Records with drawing code
· · · · · · ·

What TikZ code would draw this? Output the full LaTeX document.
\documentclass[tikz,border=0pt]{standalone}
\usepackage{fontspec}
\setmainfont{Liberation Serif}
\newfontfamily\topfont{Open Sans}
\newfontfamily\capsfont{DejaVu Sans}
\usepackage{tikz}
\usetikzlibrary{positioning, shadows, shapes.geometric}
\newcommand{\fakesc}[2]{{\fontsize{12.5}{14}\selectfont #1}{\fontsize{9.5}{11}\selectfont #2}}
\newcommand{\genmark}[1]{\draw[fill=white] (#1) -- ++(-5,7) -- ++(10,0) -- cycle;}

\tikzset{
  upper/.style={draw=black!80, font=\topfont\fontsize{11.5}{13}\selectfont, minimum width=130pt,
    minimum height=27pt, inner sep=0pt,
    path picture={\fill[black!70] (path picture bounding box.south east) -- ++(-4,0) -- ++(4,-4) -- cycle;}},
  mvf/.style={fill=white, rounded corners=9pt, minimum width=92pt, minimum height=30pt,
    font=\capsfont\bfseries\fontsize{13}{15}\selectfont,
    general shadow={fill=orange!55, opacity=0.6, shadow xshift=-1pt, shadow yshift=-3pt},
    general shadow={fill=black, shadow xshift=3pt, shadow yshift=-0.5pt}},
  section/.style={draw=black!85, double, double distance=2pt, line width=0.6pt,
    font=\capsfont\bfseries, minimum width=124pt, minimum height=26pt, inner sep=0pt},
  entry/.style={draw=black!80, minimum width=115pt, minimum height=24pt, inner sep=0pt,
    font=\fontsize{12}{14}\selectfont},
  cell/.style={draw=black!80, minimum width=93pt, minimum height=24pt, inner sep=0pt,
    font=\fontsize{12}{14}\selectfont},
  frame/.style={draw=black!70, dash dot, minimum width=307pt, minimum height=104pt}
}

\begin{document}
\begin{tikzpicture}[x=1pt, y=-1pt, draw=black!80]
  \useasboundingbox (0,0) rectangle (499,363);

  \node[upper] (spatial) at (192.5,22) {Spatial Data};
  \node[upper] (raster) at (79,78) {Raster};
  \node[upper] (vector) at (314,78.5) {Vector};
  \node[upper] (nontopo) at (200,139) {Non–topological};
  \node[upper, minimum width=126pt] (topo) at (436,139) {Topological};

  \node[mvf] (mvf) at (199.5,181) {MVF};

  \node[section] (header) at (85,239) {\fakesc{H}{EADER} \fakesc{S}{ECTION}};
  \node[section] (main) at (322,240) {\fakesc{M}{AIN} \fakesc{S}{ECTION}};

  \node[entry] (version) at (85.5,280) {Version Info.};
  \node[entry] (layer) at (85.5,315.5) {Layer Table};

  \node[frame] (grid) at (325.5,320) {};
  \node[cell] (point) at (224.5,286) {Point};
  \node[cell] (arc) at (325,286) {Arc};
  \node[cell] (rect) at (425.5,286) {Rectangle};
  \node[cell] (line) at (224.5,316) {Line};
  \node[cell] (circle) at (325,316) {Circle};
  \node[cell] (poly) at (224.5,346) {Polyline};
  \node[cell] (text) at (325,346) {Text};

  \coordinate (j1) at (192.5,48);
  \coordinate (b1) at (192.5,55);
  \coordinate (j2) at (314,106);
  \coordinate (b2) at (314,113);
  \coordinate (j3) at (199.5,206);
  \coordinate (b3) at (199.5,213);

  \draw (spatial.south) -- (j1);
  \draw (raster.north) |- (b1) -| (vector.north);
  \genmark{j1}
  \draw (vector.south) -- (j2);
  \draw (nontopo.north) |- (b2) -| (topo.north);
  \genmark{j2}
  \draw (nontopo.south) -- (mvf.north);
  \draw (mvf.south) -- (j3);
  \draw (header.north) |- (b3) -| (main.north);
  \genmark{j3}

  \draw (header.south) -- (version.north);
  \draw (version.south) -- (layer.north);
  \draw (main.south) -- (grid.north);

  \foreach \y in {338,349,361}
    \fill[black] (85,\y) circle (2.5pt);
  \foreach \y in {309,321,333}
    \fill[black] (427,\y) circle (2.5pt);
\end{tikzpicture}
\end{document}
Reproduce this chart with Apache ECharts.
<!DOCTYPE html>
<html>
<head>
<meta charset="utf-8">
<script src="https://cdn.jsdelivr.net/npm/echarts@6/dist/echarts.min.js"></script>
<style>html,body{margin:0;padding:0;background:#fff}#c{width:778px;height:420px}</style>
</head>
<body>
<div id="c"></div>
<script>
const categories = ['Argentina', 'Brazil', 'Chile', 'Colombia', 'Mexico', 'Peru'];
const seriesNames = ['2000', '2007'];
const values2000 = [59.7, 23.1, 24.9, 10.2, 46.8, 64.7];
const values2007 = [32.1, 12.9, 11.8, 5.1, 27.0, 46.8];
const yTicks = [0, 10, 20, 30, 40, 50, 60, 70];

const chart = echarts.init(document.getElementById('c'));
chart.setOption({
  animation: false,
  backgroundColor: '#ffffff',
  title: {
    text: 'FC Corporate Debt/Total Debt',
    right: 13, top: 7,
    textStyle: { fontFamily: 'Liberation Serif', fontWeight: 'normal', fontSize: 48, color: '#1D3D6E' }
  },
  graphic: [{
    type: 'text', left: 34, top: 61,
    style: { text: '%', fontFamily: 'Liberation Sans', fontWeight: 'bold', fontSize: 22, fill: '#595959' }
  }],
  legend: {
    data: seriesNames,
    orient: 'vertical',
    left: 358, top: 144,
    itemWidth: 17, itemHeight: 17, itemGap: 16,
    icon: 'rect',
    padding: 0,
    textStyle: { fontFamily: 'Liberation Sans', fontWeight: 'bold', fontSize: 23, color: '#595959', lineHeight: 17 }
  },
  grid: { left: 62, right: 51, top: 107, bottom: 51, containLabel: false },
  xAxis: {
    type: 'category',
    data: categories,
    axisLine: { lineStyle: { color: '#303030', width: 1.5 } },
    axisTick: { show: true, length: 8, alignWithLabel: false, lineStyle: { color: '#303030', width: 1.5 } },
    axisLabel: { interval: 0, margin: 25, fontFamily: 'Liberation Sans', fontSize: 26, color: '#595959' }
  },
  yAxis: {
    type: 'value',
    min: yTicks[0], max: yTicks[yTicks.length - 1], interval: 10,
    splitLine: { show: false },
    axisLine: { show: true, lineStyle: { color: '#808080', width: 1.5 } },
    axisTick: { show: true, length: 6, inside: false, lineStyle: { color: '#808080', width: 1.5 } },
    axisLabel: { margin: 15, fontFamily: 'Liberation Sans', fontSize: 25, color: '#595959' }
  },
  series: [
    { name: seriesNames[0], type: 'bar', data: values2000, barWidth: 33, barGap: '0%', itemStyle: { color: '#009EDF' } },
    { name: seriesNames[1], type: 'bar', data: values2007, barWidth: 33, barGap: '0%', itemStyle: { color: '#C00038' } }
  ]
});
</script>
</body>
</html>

· · · · · · ·

▸ DIRECTION
In the material above, locate the line containing "Reproduce this chart with Apache ECharts." and the line containing "const yTicks = [0, 10, 20, 30, 40, 50, 60, 70];". Transcribe exactly those two lines and every line between them, and nothing more.

▸ TASK ANSWER
Reproduce this chart with Apache ECharts.
<!DOCTYPE html>
<html>
<head>
<meta charset="utf-8">
<script src="https://cdn.jsdelivr.net/npm/echarts@6/dist/echarts.min.js"></script>
<style>html,body{margin:0;padding:0;background:#fff}#c{width:778px;height:420px}</style>
</head>
<body>
<div id="c"></div>
<script>
const categories = ['Argentina', 'Brazil', 'Chile', 'Colombia', 'Mexico', 'Peru'];
const seriesNames = ['2000', '2007'];
const values2000 = [59.7, 23.1, 24.9, 10.2, 46.8, 64.7];
const values2007 = [32.1, 12.9, 11.8, 5.1, 27.0, 46.8];
const yTicks = [0, 10, 20, 30, 40, 50, 60, 70];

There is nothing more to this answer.